Reorchestration for Greatness
Béla Bartók: String Quartet No. 3, BB 93

In a recent recording of Béla Bartók’s third string quartet, violist Stanley Konopka created a new transcription of the work for a double-string orchestra. He was inspired by a string orchestra arrangement of Beethoven’s ultimate statement for string quartet, the Grosse Fuge.

Ludwig van Beethoven: Grosse Fuge in B-Flat Major, Op. 133 (Kodály Quartet)

Stanley Konopka

Stanley Konopka

When Konopka heard the work recast for string orchestra, he understood how bringing in the additional voices brought out the details of the work. Even in its expansion ten-fold, the work still remained Beethoven at heart.

Ludwig van Beethoven: Grosse Fuge in B-Flat Major, Op. 133 (arr. for string orchestra) (International Musicians Seminar Soloists; Sándor Végh, cond.)

This inspired Konopka to look at the Bartók string quartets. As quartet works, they are uniquely challenging and in taking the one-movement third quartet, Konopka thought he had a work suitable for a re-orchestration.

Béla Bartók

Béla Bartók

Konopka talked with the music director of the Cleveland Orchestra, Franz Welser-Möst, who expressed interest in the idea. Unfortunately, the idea had to be killed early on when Béla Bartók’s son, Peter Bartók, forbade changing his father’s work.

Franz Welser-Möst (Photo by Steven Pisano)

Franz Welser-Möst (Photo by Steven Pisano)

Fortunately, time went on, and situations changed, and after 2020, the idea became viable again.

Béla Bartók: String Quartet No. 3, BB 93 (Kronos Quartet)

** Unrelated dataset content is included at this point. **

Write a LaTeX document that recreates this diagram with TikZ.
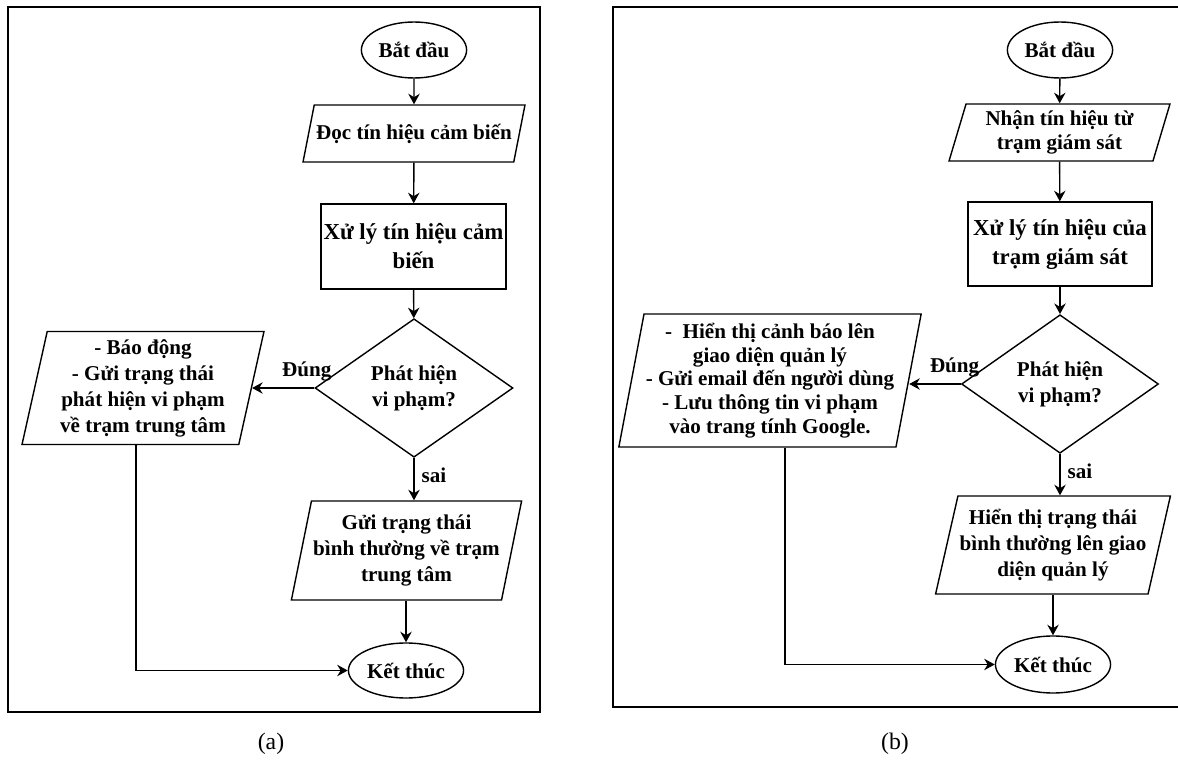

In Bartók’s output, the third quartet is considered the ‘harshest’ of the six quartets. Whereas string quartets Nos. 1 and 2 are still influenced by Romanticism or have folkloric elements, the third quartet is where Bartók breaks away. The folk music side has been completely sublimated even to the point of Bartók taking the structure and form from Hungarian folk traditions.

The work’s premiere in 1929 in Budapest left the audience baffled. It wasn’t the usual string quartet forms or sounds they were used to from the classical tradition. At the same time, techniques in the work, such as the instructions for the string players to strike the chords at the conclusion of the work ‘martellato’, i.e., in the manner of a hammer, was a violent expansion of string technique.

Béla Bartók: String Quartet No. 3, BB 93 (arr. S. Konopka for double string orchestra) (Cleveland Orchestra; Franz Welser-Möst, cond.)

In making his arrangement of the work for string orchestra, Konopka took a clue from Bartók’s Music for Strings, Percussion, and Celesta of dividing the string section and placing them antiphonally on stage. This followed from Konopka’s realization that within the work, there were ‘two consistent and distinct voices’, one calm and level-headed and the other reactionary and hostile. Together, they create the passionate and volatile characters of more than usual characters.

The reorchestration pulls out inner voices and exposes them, but in a way that only increases our appreciation of what Bartók accomplished in this, the heart of his string quartets.